**Records shown:**
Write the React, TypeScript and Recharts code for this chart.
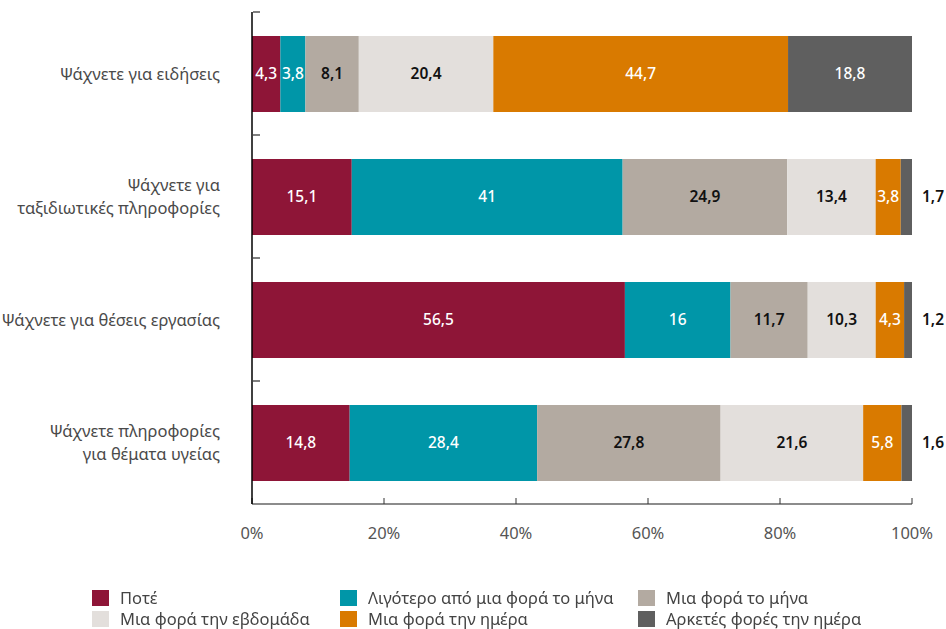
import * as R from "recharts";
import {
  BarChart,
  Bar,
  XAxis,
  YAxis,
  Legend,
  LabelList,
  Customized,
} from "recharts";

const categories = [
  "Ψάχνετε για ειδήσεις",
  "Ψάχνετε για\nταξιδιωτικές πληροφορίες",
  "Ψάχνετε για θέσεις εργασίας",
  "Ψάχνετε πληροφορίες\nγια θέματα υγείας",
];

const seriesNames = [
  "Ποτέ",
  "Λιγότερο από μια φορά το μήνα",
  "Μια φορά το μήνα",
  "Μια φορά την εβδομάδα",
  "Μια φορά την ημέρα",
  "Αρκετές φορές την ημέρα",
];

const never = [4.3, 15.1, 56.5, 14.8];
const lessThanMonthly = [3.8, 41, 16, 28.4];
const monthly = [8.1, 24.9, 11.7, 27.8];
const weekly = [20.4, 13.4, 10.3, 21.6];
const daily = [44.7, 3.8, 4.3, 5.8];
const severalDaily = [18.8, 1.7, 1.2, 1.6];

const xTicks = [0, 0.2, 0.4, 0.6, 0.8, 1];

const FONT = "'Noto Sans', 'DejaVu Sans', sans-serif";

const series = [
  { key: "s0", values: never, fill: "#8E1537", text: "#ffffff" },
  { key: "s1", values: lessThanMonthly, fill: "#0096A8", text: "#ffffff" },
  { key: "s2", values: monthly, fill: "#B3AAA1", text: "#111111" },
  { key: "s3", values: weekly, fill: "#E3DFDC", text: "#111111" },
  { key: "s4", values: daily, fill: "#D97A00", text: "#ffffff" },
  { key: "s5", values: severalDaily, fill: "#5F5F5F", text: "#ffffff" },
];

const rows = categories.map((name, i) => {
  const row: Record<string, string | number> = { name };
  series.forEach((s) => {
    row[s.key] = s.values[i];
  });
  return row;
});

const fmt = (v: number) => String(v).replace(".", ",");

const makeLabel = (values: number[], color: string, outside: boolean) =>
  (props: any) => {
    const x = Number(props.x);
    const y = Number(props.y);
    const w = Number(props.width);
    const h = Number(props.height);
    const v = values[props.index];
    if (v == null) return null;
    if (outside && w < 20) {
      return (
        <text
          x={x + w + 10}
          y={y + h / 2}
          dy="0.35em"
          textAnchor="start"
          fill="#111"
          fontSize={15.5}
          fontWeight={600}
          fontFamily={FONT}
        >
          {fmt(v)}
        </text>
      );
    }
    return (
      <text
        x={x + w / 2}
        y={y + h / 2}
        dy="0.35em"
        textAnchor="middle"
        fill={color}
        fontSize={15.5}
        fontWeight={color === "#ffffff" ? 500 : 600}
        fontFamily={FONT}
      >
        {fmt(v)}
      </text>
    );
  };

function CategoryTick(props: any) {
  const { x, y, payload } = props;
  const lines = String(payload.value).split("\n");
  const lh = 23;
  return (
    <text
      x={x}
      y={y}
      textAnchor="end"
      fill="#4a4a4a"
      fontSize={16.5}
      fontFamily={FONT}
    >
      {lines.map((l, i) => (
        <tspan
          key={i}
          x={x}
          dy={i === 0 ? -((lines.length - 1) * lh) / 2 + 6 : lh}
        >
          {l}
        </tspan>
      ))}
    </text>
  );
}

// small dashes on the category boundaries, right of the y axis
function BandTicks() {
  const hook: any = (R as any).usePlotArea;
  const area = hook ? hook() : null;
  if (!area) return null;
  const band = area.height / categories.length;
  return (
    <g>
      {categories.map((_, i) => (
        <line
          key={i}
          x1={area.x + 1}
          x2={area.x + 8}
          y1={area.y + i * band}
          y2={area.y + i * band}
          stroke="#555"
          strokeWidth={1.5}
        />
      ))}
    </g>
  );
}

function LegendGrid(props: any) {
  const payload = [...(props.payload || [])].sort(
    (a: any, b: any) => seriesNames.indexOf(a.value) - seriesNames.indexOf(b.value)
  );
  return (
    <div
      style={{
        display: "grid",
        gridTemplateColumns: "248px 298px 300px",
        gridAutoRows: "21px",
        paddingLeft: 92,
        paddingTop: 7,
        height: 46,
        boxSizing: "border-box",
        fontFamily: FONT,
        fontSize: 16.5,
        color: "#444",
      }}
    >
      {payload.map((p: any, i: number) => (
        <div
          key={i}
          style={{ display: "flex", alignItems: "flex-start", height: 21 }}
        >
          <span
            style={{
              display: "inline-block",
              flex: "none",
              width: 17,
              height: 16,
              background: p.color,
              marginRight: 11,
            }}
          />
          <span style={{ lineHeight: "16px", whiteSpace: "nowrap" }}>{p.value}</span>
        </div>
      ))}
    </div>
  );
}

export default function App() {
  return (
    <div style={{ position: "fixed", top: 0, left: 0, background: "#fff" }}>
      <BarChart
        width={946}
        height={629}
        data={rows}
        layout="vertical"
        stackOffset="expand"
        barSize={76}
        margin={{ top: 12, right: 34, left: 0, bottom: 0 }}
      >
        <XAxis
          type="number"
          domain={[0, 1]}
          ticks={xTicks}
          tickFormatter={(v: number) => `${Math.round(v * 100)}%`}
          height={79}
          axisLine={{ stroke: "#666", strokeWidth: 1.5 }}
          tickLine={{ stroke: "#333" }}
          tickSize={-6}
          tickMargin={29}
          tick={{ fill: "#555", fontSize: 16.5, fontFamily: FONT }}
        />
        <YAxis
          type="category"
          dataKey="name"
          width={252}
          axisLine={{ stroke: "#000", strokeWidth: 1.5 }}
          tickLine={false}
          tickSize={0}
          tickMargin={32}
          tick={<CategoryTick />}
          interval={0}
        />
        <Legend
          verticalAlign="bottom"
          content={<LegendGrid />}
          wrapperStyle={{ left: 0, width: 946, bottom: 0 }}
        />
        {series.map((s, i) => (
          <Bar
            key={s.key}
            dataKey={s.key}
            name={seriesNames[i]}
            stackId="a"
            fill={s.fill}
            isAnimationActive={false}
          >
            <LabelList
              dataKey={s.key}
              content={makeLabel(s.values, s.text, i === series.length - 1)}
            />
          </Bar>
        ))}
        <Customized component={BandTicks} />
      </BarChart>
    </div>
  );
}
---
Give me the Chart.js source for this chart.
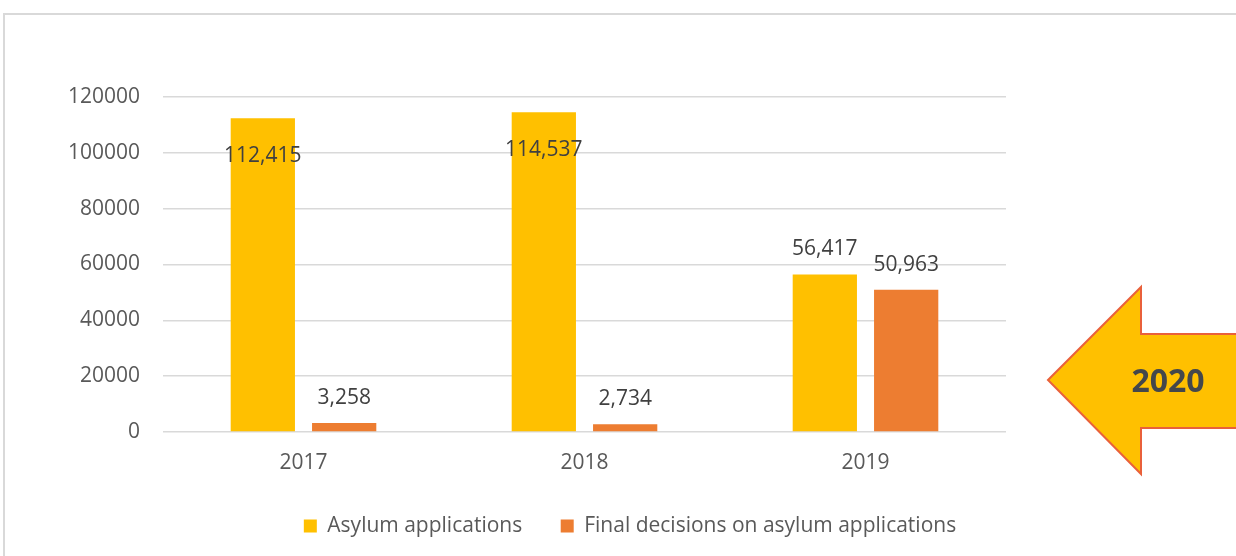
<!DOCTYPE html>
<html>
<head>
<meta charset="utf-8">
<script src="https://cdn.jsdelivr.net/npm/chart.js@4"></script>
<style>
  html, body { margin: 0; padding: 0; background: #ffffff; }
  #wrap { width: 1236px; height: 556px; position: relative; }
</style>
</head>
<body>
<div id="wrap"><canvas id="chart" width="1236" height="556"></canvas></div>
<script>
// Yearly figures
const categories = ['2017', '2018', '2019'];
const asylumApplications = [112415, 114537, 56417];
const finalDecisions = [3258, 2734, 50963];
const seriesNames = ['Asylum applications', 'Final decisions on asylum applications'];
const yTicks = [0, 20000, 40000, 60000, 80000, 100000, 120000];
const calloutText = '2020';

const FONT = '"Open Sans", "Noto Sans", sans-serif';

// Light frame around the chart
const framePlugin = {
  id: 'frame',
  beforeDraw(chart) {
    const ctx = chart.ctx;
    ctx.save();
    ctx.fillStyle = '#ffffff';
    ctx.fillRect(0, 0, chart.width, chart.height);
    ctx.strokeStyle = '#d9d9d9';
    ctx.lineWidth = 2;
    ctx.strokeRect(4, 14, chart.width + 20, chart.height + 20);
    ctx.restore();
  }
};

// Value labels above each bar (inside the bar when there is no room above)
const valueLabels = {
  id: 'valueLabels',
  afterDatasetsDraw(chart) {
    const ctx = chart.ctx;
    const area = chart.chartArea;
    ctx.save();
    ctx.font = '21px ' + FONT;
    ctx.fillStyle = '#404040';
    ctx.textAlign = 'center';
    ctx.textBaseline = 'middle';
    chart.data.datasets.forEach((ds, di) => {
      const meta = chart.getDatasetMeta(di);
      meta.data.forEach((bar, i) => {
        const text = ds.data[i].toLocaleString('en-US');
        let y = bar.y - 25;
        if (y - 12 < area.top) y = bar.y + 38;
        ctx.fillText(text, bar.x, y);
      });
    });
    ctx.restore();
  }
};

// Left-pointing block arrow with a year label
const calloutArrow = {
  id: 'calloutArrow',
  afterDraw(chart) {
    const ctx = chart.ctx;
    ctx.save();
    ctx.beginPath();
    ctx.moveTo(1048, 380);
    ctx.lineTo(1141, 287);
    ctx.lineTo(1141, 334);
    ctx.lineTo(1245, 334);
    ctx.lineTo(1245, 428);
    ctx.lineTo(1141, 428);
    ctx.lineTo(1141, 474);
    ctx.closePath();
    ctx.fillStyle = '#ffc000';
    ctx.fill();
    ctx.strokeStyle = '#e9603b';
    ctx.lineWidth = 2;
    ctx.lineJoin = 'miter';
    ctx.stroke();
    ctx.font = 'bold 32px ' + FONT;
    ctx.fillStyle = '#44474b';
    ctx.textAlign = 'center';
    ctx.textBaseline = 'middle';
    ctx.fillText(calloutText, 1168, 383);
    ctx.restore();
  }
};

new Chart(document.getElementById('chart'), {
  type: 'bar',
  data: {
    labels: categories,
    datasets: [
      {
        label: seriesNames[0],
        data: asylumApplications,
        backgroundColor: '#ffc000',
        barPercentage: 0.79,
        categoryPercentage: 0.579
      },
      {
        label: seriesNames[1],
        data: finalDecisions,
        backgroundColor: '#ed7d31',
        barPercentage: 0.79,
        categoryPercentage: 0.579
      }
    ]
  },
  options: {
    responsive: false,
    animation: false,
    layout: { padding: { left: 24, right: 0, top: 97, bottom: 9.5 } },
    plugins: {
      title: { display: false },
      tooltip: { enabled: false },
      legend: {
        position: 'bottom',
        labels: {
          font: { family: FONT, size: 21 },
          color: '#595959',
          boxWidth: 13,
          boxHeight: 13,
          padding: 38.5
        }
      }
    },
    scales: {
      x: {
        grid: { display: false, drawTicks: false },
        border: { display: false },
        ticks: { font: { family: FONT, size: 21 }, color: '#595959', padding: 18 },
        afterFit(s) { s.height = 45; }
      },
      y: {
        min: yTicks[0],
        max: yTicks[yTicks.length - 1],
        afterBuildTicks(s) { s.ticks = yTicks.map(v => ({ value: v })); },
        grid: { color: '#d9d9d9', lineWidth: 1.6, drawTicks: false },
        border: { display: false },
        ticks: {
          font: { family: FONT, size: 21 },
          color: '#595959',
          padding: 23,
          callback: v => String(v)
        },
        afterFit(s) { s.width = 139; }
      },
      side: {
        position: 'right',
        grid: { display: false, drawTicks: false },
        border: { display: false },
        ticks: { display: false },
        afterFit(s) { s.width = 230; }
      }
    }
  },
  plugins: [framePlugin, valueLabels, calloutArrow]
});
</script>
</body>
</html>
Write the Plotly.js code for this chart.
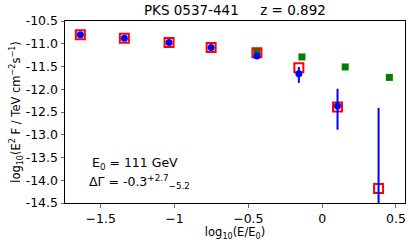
...
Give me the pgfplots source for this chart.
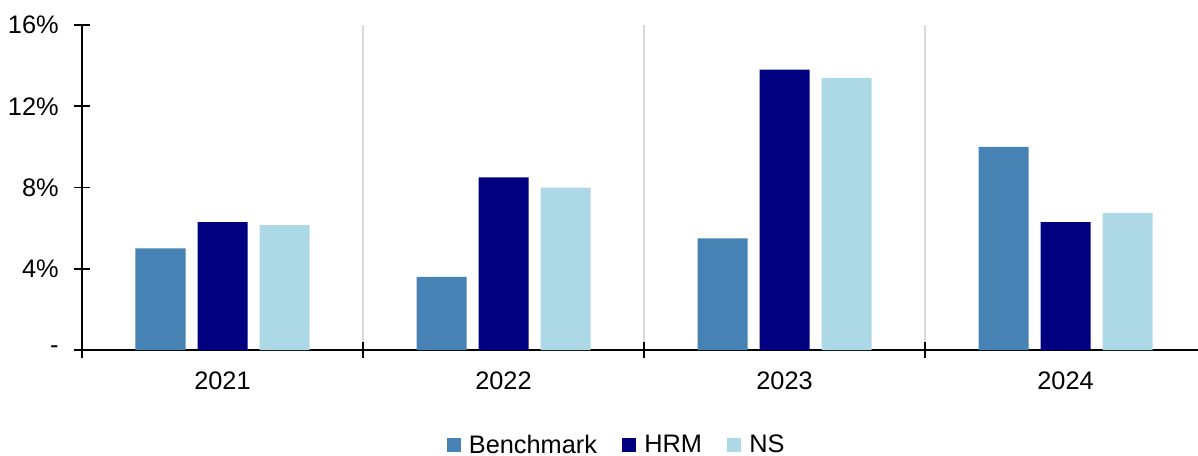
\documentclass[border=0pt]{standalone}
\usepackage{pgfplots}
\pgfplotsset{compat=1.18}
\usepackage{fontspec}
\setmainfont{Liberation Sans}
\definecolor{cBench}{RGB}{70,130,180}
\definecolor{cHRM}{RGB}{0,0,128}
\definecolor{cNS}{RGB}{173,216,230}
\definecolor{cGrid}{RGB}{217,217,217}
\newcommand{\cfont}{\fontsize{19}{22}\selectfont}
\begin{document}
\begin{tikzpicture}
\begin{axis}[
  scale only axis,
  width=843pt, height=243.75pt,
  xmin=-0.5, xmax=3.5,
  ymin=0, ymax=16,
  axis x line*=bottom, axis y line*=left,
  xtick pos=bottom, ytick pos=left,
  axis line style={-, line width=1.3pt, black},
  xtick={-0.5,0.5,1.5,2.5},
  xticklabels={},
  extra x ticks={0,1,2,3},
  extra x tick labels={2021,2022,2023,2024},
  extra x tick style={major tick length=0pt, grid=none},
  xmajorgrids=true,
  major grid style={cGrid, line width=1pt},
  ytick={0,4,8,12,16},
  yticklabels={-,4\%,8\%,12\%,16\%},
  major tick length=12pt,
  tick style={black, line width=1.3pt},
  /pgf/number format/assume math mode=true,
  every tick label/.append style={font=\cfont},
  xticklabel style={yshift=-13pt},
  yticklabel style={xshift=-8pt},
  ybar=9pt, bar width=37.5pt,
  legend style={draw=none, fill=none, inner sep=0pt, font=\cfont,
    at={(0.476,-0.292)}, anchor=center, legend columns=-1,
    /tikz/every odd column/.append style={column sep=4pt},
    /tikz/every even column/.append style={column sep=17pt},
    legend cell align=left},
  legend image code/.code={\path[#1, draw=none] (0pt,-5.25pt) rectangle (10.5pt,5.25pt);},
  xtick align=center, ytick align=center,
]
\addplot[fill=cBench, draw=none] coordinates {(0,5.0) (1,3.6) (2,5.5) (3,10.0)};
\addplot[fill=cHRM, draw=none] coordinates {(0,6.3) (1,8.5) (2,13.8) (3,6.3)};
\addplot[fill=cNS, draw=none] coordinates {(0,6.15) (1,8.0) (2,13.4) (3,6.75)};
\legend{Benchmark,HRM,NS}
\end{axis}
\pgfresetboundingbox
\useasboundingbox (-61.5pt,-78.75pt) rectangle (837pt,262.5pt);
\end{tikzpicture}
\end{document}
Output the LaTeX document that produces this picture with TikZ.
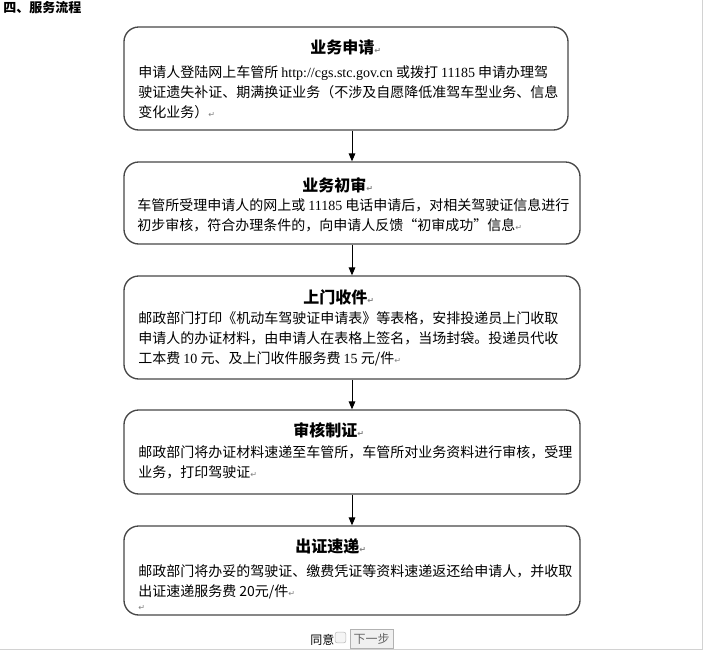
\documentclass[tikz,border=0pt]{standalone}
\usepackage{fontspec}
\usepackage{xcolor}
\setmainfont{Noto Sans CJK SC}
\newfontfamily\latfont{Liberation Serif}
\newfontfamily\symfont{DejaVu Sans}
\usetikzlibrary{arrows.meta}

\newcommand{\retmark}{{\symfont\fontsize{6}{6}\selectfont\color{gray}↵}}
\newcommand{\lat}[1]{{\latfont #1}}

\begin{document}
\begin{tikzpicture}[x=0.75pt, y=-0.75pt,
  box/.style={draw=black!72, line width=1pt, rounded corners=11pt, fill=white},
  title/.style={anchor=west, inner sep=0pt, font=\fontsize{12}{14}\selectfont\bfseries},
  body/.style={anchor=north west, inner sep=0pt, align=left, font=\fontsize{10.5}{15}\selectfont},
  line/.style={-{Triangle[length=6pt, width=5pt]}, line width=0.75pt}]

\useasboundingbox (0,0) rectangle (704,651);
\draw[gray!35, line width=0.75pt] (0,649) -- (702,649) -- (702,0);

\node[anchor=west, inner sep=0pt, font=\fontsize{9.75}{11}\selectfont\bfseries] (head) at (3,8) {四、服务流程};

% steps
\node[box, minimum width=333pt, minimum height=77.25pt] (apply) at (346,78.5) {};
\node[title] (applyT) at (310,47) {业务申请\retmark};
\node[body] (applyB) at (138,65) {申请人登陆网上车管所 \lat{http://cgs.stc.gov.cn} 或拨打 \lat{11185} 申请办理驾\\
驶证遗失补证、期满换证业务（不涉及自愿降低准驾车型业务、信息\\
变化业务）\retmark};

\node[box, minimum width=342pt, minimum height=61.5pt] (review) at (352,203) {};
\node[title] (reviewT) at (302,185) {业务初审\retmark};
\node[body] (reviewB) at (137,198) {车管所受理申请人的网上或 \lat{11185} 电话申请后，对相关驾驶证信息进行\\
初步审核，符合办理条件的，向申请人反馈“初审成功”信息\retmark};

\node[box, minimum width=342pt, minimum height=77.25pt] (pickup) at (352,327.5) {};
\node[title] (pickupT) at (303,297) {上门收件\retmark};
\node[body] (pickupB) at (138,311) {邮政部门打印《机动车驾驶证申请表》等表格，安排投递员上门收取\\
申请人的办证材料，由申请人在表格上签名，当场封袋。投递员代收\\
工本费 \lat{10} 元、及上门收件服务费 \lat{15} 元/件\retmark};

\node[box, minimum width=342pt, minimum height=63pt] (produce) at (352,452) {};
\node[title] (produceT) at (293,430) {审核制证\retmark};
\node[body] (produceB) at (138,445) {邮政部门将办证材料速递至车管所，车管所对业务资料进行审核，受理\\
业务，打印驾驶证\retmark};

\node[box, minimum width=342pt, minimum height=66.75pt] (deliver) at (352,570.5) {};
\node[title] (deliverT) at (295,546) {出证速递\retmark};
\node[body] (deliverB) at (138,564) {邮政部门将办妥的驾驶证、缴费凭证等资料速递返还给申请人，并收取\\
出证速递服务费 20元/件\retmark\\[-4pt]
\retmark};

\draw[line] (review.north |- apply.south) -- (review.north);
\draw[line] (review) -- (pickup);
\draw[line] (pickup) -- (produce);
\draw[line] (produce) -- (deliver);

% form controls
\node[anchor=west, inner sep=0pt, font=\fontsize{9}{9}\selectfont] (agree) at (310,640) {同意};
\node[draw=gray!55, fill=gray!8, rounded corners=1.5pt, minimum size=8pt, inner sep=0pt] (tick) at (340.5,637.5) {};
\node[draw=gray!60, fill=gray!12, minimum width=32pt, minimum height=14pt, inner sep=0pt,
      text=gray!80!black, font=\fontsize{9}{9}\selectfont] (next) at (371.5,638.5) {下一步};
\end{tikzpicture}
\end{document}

**Exercise objective:** Make an exact copy of only the lines from the one with "Write the React, TypeScript" through the one with "const fmt = (v: number)". Pictures don't belong in it.

**Solution for this exercise:**
Write the React, TypeScript and Recharts code for this chart.
import * as R from "recharts";
import {
  BarChart,
  Bar,
  XAxis,
  YAxis,
  Legend,
  LabelList,
  Customized,
} from "recharts";

const categories = [
  "Ψάχνετε για ειδήσεις",
  "Ψάχνετε για\nταξιδιωτικές πληροφορίες",
  "Ψάχνετε για θέσεις εργασίας",
  "Ψάχνετε πληροφορίες\nγια θέματα υγείας",
];

const seriesNames = [
  "Ποτέ",
  "Λιγότερο από μια φορά το μήνα",
  "Μια φορά το μήνα",
  "Μια φορά την εβδομάδα",
  "Μια φορά την ημέρα",
  "Αρκετές φορές την ημέρα",
];

const never = [4.3, 15.1, 56.5, 14.8];
const lessThanMonthly = [3.8, 41, 16, 28.4];
const monthly = [8.1, 24.9, 11.7, 27.8];
const weekly = [20.4, 13.4, 10.3, 21.6];
const daily = [44.7, 3.8, 4.3, 5.8];
const severalDaily = [18.8, 1.7, 1.2, 1.6];

const xTicks = [0, 0.2, 0.4, 0.6, 0.8, 1];

const FONT = "'Noto Sans', 'DejaVu Sans', sans-serif";

const series = [
  { key: "s0", values: never, fill: "#8E1537", text: "#ffffff" },
  { key: "s1", values: lessThanMonthly, fill: "#0096A8", text: "#ffffff" },
  { key: "s2", values: monthly, fill: "#B3AAA1", text: "#111111" },
  { key: "s3", values: weekly, fill: "#E3DFDC", text: "#111111" },
  { key: "s4", values: daily, fill: "#D97A00", text: "#ffffff" },
  { key: "s5", values: severalDaily, fill: "#5F5F5F", text: "#ffffff" },
];

const rows = categories.map((name, i) => {
  const row: Record<string, string | number> = { name };
  series.forEach((s) => {
    row[s.key] = s.values[i];
  });
  return row;
});

const fmt = (v: number) => String(v).replace(".", ",");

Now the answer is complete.